Work required
Retype only what runs from the beginning of the data through the line with "plt.rcParams['font.weight'] = 'bold'"; please omit the pictures and keep every line exact.

Provided material
○ ○ ○ ○ ○

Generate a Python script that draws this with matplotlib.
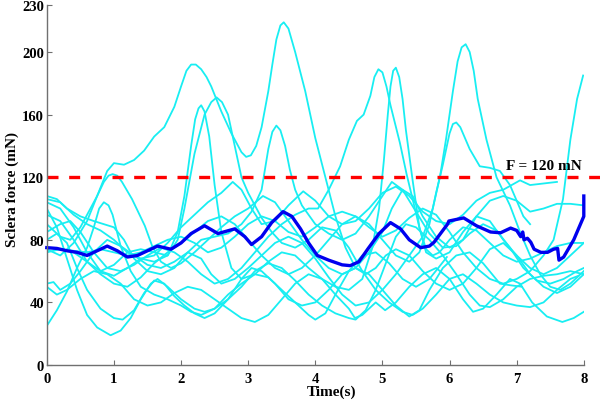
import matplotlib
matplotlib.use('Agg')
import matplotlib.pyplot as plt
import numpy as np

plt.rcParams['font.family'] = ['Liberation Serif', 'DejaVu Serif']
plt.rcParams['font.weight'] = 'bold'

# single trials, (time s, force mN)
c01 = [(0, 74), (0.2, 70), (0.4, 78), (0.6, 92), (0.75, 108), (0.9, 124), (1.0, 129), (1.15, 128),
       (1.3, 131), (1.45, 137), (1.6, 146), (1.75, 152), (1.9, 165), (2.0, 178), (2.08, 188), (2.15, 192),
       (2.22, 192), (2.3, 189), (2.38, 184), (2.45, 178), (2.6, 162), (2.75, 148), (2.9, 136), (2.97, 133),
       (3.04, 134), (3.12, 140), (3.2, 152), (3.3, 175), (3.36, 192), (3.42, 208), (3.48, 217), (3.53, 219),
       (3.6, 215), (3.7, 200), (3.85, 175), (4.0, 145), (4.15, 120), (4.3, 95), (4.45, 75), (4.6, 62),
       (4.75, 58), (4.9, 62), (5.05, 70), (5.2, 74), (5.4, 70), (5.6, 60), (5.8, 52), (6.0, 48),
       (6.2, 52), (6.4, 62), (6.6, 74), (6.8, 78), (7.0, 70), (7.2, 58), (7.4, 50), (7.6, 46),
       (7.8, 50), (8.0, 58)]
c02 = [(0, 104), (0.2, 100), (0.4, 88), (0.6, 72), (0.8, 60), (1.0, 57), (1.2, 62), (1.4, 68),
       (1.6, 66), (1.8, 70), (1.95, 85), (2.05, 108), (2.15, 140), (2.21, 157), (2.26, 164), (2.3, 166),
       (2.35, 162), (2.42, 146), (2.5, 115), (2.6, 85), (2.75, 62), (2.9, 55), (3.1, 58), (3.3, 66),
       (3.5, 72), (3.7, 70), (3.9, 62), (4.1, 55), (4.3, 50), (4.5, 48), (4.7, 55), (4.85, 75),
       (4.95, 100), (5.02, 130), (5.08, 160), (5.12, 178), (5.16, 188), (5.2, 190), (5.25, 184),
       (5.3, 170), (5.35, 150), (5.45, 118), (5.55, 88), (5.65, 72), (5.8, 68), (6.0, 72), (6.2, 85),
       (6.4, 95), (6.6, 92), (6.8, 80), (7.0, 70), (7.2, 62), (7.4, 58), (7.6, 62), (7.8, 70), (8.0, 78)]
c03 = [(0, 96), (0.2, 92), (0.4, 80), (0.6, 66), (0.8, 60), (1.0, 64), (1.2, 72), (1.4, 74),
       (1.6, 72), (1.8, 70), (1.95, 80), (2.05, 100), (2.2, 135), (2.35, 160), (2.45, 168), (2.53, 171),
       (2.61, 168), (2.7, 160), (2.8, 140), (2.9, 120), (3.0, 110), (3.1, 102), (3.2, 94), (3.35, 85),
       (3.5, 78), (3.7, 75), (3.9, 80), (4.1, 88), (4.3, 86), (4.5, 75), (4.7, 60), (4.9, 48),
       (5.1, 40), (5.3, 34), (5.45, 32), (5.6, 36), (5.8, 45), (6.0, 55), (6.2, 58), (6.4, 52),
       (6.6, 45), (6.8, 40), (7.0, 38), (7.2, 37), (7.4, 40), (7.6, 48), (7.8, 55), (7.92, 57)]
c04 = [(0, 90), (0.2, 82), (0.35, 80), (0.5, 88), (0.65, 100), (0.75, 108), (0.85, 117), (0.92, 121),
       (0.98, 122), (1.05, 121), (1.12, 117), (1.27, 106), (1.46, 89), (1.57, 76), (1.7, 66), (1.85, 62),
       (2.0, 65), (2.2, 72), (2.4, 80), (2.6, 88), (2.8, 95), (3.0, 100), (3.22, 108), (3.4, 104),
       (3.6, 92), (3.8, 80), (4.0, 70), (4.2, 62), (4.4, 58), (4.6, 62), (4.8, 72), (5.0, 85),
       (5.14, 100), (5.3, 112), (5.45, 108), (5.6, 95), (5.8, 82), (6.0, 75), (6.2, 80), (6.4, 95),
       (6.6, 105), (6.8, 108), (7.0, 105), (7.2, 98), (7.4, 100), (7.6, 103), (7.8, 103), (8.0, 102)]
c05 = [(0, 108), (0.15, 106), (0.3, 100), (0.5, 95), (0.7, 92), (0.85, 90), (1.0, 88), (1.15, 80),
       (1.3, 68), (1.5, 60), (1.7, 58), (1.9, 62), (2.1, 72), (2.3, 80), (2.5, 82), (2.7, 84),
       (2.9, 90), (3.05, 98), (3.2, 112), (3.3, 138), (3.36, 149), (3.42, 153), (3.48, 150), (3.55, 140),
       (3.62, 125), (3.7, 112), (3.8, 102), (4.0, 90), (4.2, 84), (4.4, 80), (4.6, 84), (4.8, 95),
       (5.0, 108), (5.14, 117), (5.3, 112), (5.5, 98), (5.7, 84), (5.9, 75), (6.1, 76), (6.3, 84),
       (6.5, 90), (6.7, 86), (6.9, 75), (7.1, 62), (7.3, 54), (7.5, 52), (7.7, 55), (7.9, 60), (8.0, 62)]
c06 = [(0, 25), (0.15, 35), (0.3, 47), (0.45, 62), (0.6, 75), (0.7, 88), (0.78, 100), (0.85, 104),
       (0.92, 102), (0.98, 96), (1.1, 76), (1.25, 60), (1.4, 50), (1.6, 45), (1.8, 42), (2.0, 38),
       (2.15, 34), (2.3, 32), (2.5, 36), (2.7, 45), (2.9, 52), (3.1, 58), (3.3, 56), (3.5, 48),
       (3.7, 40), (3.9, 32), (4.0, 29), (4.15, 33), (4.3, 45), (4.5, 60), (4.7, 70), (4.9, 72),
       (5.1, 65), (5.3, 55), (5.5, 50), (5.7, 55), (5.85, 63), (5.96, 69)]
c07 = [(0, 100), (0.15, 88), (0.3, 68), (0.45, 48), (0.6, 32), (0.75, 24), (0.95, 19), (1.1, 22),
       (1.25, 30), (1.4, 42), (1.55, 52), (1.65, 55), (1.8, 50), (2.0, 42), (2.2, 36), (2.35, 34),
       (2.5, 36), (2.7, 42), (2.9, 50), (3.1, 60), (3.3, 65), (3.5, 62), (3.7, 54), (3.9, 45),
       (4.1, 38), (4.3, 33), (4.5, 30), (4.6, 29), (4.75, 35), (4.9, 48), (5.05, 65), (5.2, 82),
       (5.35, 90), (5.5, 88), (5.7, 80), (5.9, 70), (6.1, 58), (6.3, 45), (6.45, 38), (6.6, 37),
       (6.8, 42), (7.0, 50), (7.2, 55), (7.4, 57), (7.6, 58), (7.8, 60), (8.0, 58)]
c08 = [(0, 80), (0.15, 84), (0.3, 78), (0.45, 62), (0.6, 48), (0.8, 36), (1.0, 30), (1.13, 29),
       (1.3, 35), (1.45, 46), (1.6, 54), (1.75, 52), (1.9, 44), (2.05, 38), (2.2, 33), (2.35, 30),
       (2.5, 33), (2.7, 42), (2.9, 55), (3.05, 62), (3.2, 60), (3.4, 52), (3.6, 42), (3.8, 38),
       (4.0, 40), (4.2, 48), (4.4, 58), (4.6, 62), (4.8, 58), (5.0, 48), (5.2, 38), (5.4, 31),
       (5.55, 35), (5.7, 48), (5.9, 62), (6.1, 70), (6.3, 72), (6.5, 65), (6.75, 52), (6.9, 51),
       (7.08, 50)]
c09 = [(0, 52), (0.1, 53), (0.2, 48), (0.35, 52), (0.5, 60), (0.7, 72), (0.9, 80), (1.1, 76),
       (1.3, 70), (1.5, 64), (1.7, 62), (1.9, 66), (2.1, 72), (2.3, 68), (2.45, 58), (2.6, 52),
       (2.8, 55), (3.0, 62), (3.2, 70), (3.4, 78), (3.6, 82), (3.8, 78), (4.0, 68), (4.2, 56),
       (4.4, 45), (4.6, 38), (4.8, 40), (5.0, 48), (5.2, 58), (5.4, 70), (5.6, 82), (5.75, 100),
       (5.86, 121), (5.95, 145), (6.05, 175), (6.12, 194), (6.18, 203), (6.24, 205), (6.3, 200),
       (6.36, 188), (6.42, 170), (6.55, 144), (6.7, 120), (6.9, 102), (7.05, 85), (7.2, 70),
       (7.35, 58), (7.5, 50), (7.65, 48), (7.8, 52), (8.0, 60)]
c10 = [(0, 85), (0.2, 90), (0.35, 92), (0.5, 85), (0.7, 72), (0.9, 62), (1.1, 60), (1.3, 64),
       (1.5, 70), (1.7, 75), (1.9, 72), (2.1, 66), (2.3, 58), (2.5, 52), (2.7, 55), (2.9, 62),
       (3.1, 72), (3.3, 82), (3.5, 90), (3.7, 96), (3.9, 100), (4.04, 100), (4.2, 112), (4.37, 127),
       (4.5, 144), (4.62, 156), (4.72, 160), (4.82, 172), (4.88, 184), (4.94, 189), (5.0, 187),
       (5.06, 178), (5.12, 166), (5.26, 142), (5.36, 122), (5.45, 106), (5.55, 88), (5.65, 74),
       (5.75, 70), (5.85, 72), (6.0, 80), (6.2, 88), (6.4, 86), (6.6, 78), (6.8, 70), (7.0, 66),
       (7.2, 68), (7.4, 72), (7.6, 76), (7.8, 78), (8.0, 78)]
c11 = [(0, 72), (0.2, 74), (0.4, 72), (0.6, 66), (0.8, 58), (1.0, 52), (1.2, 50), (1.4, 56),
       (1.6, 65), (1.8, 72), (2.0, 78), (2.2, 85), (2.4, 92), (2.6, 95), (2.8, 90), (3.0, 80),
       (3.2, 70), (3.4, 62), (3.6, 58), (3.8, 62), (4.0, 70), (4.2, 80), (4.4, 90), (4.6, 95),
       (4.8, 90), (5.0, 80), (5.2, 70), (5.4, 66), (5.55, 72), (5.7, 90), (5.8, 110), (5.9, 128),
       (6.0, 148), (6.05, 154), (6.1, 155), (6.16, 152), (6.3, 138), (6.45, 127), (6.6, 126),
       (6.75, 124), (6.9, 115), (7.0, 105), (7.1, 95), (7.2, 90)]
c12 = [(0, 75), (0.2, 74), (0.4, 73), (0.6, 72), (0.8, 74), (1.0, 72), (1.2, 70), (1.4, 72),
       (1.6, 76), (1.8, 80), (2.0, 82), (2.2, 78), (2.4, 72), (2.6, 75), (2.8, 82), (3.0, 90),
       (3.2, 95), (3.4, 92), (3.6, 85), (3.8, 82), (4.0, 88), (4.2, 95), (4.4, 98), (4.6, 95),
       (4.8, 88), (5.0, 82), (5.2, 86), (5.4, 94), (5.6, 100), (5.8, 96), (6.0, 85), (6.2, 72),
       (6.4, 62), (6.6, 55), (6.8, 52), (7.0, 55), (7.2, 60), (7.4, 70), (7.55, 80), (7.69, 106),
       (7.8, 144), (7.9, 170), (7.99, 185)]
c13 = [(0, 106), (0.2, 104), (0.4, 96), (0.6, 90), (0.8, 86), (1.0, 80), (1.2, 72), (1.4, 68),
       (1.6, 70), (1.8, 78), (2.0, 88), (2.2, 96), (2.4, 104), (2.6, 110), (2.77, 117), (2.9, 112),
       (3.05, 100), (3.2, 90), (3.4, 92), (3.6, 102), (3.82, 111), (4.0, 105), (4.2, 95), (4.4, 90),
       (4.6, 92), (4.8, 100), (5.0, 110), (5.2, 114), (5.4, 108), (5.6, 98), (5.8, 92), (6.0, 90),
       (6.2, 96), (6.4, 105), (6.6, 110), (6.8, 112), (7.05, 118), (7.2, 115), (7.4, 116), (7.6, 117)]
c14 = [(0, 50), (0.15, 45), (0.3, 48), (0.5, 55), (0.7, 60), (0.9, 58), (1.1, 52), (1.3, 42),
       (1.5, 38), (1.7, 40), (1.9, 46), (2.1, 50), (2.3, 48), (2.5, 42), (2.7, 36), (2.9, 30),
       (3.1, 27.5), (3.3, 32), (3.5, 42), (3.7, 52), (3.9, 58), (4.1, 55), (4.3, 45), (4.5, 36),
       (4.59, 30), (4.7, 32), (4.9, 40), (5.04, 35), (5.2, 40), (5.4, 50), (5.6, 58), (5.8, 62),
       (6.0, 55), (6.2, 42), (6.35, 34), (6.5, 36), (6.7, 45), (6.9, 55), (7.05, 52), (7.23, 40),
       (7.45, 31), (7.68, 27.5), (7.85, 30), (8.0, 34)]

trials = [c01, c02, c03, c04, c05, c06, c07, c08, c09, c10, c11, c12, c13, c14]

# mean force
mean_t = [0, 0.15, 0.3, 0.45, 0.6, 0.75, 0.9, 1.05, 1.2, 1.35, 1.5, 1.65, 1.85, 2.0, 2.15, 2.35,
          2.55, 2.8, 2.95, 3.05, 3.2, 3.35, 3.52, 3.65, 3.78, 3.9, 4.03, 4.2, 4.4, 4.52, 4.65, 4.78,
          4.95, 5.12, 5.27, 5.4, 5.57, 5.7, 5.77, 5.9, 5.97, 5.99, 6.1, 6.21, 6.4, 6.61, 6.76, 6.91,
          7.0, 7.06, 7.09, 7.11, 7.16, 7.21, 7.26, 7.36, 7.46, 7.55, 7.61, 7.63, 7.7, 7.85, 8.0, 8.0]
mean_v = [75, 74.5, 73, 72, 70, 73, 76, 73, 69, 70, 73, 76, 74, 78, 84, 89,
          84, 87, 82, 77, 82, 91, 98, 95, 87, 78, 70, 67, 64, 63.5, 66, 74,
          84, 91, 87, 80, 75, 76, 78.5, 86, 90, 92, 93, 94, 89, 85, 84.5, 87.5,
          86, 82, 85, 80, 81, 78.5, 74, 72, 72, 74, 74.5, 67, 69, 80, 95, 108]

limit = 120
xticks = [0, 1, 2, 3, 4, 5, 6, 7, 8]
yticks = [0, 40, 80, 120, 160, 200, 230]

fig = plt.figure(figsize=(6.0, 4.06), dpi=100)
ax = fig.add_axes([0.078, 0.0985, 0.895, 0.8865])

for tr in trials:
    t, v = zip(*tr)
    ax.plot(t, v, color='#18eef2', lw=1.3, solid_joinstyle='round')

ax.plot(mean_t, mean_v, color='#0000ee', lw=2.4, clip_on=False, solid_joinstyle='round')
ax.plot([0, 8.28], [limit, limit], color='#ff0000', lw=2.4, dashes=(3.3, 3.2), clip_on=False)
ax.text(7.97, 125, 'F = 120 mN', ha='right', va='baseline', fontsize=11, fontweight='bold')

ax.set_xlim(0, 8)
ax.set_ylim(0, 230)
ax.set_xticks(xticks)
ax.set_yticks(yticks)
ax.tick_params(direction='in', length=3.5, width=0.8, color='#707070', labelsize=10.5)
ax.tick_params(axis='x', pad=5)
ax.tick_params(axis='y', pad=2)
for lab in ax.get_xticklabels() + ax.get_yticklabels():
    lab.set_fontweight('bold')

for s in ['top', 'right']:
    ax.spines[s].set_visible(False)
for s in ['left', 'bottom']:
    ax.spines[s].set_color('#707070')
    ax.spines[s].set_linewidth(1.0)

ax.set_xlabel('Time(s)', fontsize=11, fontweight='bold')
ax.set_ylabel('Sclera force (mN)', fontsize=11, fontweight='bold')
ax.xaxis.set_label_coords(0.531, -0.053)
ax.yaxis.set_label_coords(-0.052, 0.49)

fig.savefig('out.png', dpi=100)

○ ○ ○ ○ ○

Response to this task
Generate a Python script that draws this with matplotlib.
import matplotlib
matplotlib.use('Agg')
import matplotlib.pyplot as plt
import numpy as np

plt.rcParams['font.family'] = ['Liberation Serif', 'DejaVu Serif']
plt.rcParams['font.weight'] = 'bold'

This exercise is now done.